Terus loper koran langganan gue dan jutaan orang-orang seperti dia yang "diperas habis" oleh preman tidak punya hak konstitusi?
Jutaan pengusaha yg diperas oleh preman, juga ga punya hak untuk mendapatkan keadilan?
Anggota kesatuan TNI dan POLRI yang dibunuhi preman itu juga tak berhak mendapat keadilan?
Tutup congor bau lo itu bu Indri!!! Jijik gue mendengar standard ganda lo itu.
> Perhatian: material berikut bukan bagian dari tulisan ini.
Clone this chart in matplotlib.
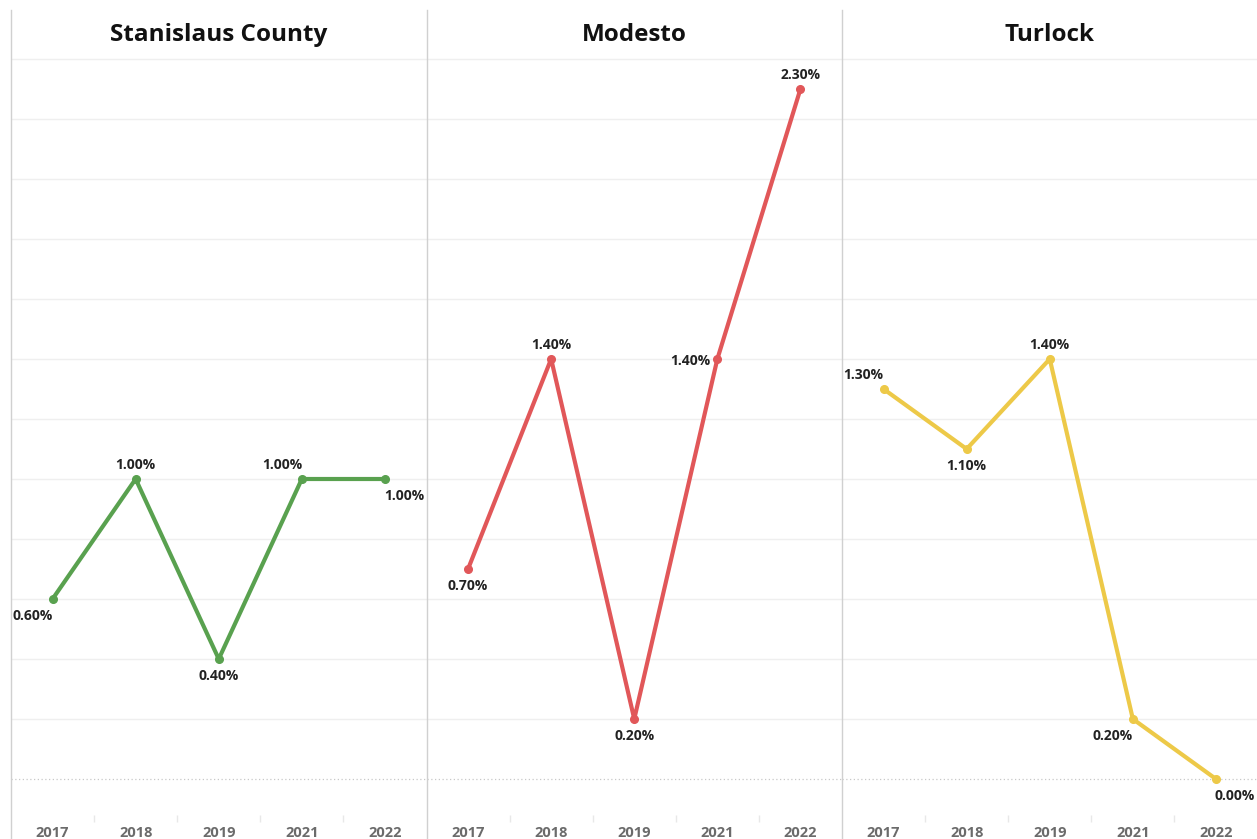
import matplotlib.pyplot as plt
from matplotlib.lines import Line2D

plt.rcParams['font.family'] = ['Open Sans', 'DejaVu Sans']

years = ['2017', '2018', '2019', '2021', '2022']
places = ['Stanislaus County', 'Modesto', 'Turlock']
stanislaus = [0.6, 1.0, 0.4, 1.0, 1.0]
modesto = [0.7, 1.4, 0.2, 1.4, 2.3]
turlock = [1.3, 1.1, 1.4, 0.2, 0.0]
series = [stanislaus, modesto, turlock]
colors = ['#59a14f', '#e15759', '#edc948']

# where each value label sits relative to its point (pixels)
spots = {'above': (0, 14), 'below': (0, -17), 'above_left': (-20, 14),
         'below_left': (-20, -17), 'below_right': (19, -17), 'left': (-27, -2)}
label_spots = [
    ['below_left', 'above', 'below', 'above_left', 'below_right'],
    ['below', 'above', 'below', 'left', 'above'],
    ['above_left', 'below', 'above', 'below_left', 'below_right'],
]

W, H = 1257, 839
fig = plt.figure(figsize=(W / 100, H / 100), dpi=100)

left, pane_w = 11, 415.5
top, bottom = 58, 815
grid_c = '#efefef'
edge_c = '#d0d0d0'

for i, (vals, col) in enumerate(zip(series, colors)):
    x0 = left + i * pane_w
    ax = fig.add_axes([x0 / W, 1 - bottom / H, pane_w / W, (bottom - top) / H])
    ax.set_xlim(-0.5, 4.5)
    ax.set_ylim(-0.12, (779 - top) / 300)
    for s in ax.spines.values():
        s.set_visible(False)
    for g in [0.2 * k for k in range(1, 13)]:
        ax.axhline(g, color=grid_c, lw=1, zorder=0)
    ax.axhline(0, color='#c8c8c8', lw=0.9, ls=(0, (1, 2)), zorder=0)

    xs = range(len(years))
    ax.plot(xs, vals, color=col, lw=3, marker='o', ms=5.5, solid_capstyle='round', zorder=3)
    for x, v, sp in zip(xs, vals, label_spots[i]):
        dx, dy = spots[sp]
        ax.annotate(f'{v:.2f}%', (x, v), xytext=(dx, dy), textcoords='offset pixels',
                    ha='center', va='center', fontsize=10, fontweight='bold',
                    color='#222222', zorder=4)

    ax.set_xticks(list(xs))
    ax.set_xticklabels(years, fontsize=10.5, fontweight='bold', color='#6b6b6b')
    ax.tick_params(axis='x', which='major', length=0, pad=8)
    ax.set_xticks([0.5, 1.5, 2.5, 3.5], minor=True)
    ax.tick_params(axis='x', which='minor', length=5, color='#e8e8e8', width=1)
    ax.set_yticks([])

    fig.text((x0 + pane_w / 2) / W, 1 - 35 / H, places[i], ha='center', va='center',
             fontsize=17.5, fontweight='bold', color='#111111')

# pane dividers
for i in range(3):
    xd = (left + i * pane_w) / W
    fig.add_artist(Line2D([xd, xd], [0, 1 - 10 / H], color=edge_c, lw=1))

fig.savefig('out.png', dpi=100)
Dan ini komentar Siti Noor Laela, Ketua Umum KOMNAS HAM, mengenai kasus Cebongan, "Kalau perbuatan seperti itu mendapat pujian, negara sudah kacau balau. Sudah tidak bisa membedakan mana yang benar dan salah, sesuai UU."
Lantas menurut loohh ibu Nurlela, yang pantas dipuji itu preman-preman itu? Ato jagoan lo yg bayarin fulus buat lo ngebacot itu?

Giliran ribuan orang dibunuhi preman, lo asik ngitungin fulus dari negara pendonor. Ngitungin Dollar buat kantong lo, hasil suap buat congor lo yg bau itu.
Giliran tentara, polisi, kopassus dibunuhi dikeroyok preman, lo dengan enteng bilang itu tugas mereka... bukan urusan HAM.
Typical banget elo itu, sama persis dengan mbah buyut lo sono yang ngocorin dollar ke kantong lo buat ngerecokin Indonesia.
Sama punya standard ganda.
Giliran dia semena-mena menyerang negara lain, membunuhi jutaan manusia bangsa lain, enak aja bilang bukan pelanggaran HAM. Bukan teroris. Tapi preventive strike. Pertahanan diri.
Tapi satu aja warga negaranya dibunuh, ribut bandang sampe ke langit. Pelanggaran berat HAM. Teroris.
Sammmaaaa persis elo itu seperti negara pendonor lo itu... STANDARD GANDA!!!

Apalagi masalah ngerecokin TNI. Dari dulu deh elo itu paling juara. Jijik banget gue ngeliat standard ganda elo itu... Setali tiga uang dengan pendonor terbesar lo itu...
Buat KOMNAS HAM, segala macem KONTRAS, ELSAM dan antek-antek lo... Mendingan lo tutup congor lu itu deh.
Bauk banget napas lo... sumpah!!!! Bau busuk penjual negeri.... Jijik gue...!!!

LONG LIVE KOPASSUSSS!!!!! HIDUP INDONESIA!!!! MAJU TERUSS TNI!!!!